There may be more accomplished, more famous “rock” photographers than Mick Rock.
But none were born with that perfect and instantly-memorable name. And few could match his stories, gathered from his insider, embedded background in the glam, punk and New Wave scenes of the 70s and 80s.
“Shot! The Psycho-Spiritual Mantra of Rock” is just Mick, telling those stories, rummaging through his vast archives, sharing the incisive insights of a smart, Cambridge educated artist who just happened to make his art by taking pictures of an era in music.
Barnaby Clay is the credited director, but as the filmed interview is shot in black and white, as it is framed in a recreation of Rock’s 1996 near death experience and as it follows him — still working, still shooting concerts and album covers and fashion spreads with rockers — you’d swear the 69 year-old master of stills and early music videos was directing himself.
Rock has the vainglorious swagger, the self-studied style polished by years in the spotlight. And he delivers the expected bravura — “I’m an assassin. I’ve got my sights on you, and I’m going to take you out!”
He broke through with Pink Floyd alumnus Syd Barrett, made his mark by attaching himself to David Bowie (and through him Lou Reed and Iggy Pop) and blew up with that iconic cover to “Queen II.” Which, in the best of his “How I got that shot” anecdotes, Rock admits he cribbed from an iconic image of Marlene Dietrich.
That’s the genius of his method. He took a lot of great concert shots — of Bowie, Reed, Marley, et al. But for his fabulous posed images, Rock made a visual association.

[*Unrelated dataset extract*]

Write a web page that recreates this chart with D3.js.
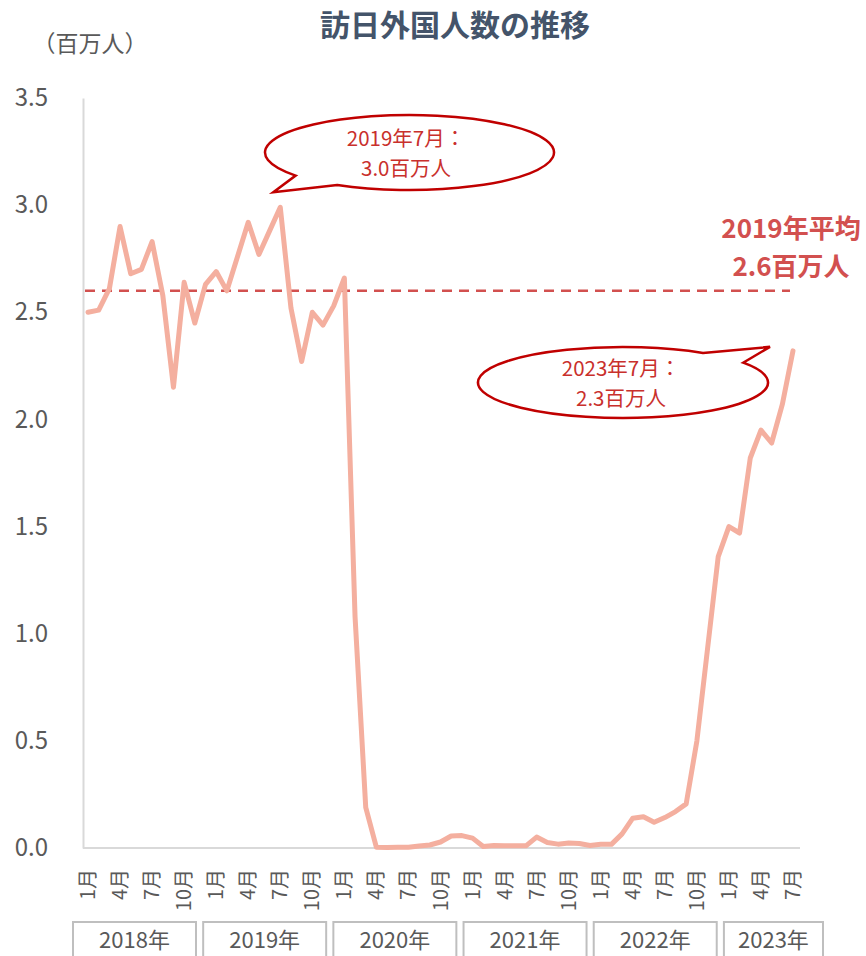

Freddie Mercury, rock’s rising glamour “queen?” Dietrich. Joan Jett? Elvis. Talking Heads? “Children of the Damned.” Debbie “Blondie” Harry? “Monroe. Lolita.”
Rock, who hosted a provocative rock profiles TV show a couple of years back, can drop Rimbaud and Baudelaire and snippets of poetry and French into his bon mots. He has audio cassettes of conversations with Bowie and Reed to prove the closeness of his connection to him.
He’s frank about the poor pay, and his photo barter system for drugs when he was “heavily chemicalized” and least dependable. “Carly Simon said, ‘Oh he’s the best. But after the shoot, you can’t ever find him” to get the negatives and finish the job.
He’s obsessed with Reed, endlessly dropping the proto-punk poet’s name, lamenting that they fell out, for a time, because Rock was supposed to shoot Reed’s wedding and was a “chemicalized” no-show.
But for all the name-dropping and self-serving, self-glamorizing anecdotes, there’s a disarming casualness about Rock. Yeah, he shot The Ramones (“Ugliest band on the scene. At the time.”), but there were Motley Crue and Carly Simon shoots, and all these forgotten bands whose album covers he kept and looks at now with a “What the f— was THAT about?” And he’s there with TV on the Radio and Snoop and Father John Misty, just to show he’s still hip. Or determined to appear that way.
And he is, and “Shot!” makes for a light, smart and often funny/trippy dance through an era with the man whose images made icons out of many, and burned those icons into our visual memory.
MPAA Rating: unrated, with drug use, nudity, profanity
Cast: Mick Rock, Lou Reed, David Bowie
Credits:Directed by, script by Barnaby Clay . A Magnolia release.